■ Task to carry out ■
Every line from the one holding "Write the Altair code for this chart." through the one holding "import pandas as pd" should be returned exactly, both included; the pictures should not.

■ Source records ■
☆ ☆ ☆ ☆

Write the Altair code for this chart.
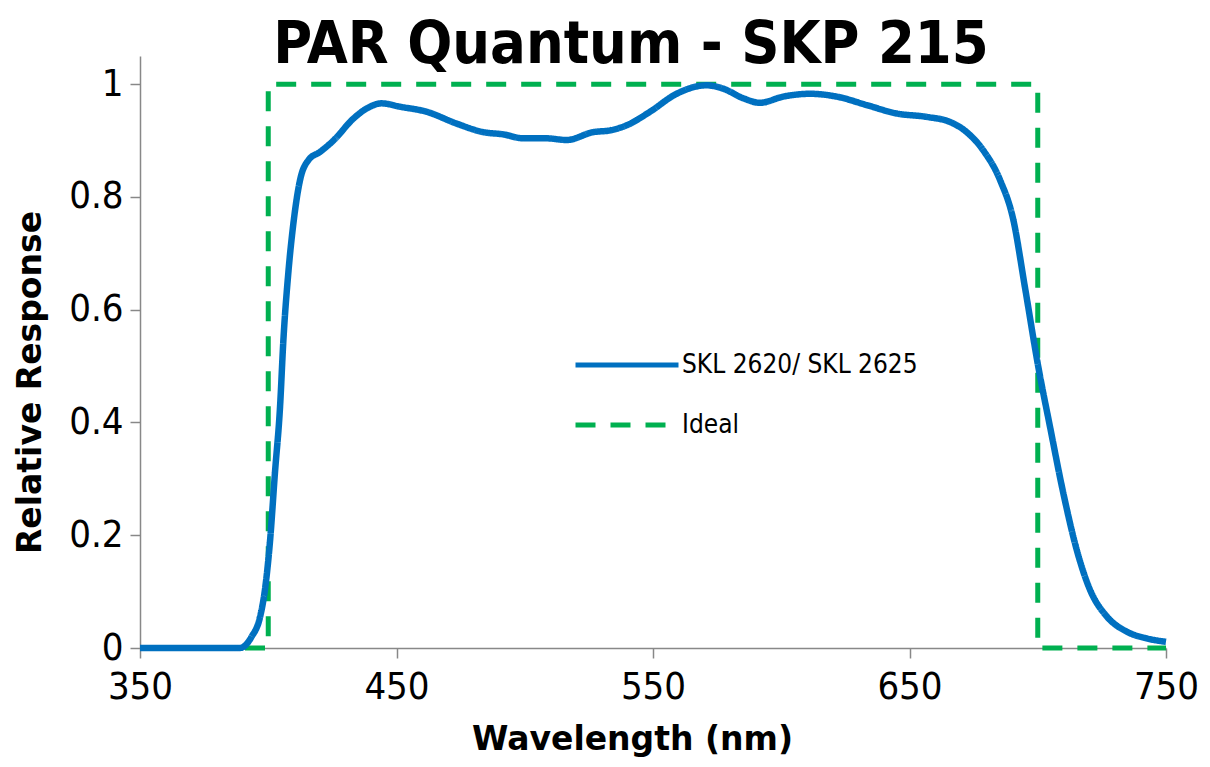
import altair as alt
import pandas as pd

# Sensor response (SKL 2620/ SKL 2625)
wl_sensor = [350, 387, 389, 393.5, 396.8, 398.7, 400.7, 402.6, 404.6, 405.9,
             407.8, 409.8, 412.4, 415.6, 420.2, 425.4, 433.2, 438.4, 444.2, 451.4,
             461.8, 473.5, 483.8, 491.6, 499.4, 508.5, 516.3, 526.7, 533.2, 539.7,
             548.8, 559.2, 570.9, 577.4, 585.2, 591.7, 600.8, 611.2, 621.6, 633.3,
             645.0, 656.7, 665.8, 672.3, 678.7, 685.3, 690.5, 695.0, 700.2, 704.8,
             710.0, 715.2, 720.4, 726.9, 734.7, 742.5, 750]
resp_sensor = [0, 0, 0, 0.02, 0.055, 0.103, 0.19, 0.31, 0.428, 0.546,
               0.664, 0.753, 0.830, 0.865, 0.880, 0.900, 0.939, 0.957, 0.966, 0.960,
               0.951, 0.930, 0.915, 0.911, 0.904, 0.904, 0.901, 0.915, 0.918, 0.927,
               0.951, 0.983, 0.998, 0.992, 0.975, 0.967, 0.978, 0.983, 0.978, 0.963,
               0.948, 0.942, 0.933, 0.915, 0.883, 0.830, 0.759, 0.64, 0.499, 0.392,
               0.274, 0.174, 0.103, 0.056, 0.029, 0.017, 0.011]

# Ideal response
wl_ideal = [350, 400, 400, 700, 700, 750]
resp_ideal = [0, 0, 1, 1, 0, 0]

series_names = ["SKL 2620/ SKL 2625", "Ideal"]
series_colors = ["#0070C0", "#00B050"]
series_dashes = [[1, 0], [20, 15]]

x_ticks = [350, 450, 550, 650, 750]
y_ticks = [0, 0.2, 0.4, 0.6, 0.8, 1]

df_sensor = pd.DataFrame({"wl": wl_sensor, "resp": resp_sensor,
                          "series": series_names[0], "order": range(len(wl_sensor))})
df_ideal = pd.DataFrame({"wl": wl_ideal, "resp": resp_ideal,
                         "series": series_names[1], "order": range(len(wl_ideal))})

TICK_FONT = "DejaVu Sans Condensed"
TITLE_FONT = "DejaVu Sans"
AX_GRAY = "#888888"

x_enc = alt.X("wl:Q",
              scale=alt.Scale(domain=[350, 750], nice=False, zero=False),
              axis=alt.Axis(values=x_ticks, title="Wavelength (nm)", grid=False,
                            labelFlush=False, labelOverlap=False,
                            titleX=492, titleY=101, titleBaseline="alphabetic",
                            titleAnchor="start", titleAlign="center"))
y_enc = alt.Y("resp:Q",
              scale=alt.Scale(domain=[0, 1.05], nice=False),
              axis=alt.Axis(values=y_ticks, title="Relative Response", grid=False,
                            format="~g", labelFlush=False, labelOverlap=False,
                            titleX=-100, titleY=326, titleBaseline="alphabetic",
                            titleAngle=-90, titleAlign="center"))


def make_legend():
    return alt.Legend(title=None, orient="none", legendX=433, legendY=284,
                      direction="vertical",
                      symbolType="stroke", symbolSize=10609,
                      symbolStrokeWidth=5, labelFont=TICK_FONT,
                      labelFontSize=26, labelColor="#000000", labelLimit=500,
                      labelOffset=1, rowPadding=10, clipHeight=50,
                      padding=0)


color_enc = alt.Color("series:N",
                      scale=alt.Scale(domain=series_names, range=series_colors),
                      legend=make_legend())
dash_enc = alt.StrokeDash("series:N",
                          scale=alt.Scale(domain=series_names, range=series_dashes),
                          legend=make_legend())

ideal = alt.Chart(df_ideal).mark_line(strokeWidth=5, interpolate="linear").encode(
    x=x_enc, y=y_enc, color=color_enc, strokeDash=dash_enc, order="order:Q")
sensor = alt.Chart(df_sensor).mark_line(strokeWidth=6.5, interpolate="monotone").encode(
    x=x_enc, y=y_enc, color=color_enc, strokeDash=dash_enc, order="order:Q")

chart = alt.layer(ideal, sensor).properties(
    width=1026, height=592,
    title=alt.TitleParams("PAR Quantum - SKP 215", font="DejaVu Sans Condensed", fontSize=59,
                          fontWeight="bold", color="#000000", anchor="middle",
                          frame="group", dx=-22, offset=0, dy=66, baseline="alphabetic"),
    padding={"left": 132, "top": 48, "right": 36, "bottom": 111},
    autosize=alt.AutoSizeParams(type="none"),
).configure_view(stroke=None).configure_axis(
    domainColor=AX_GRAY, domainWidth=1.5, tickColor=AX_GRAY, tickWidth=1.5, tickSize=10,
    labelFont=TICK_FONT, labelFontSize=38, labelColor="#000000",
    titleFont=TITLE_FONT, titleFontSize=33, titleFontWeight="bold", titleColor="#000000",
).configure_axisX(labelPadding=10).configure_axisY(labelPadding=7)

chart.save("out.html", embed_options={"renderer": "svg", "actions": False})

☆ ☆ ☆ ☆

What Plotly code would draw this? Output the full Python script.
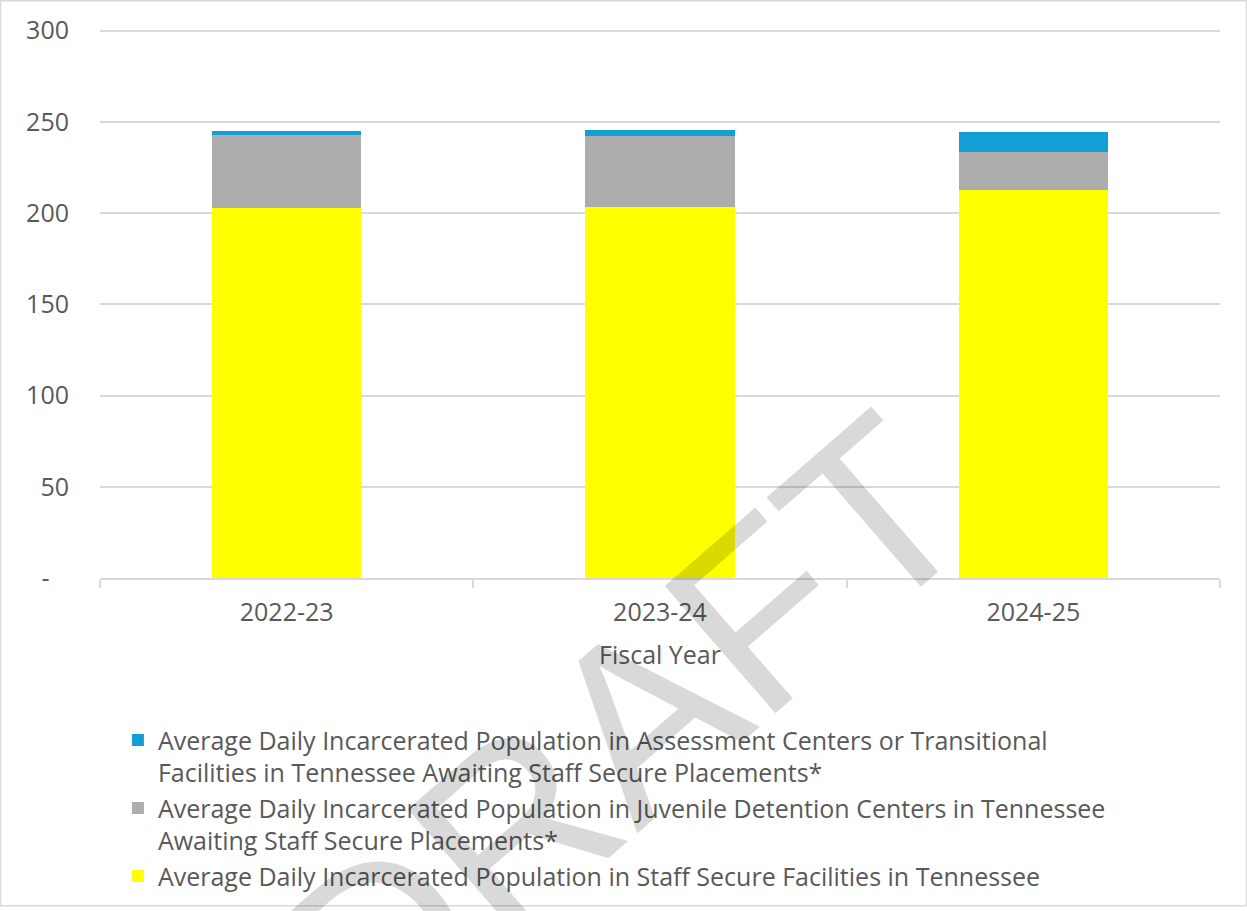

☆ ☆ ☆ ☆

■ Result for this exercise ■
Write the Altair code for this chart.
import altair as alt
import pandas as pd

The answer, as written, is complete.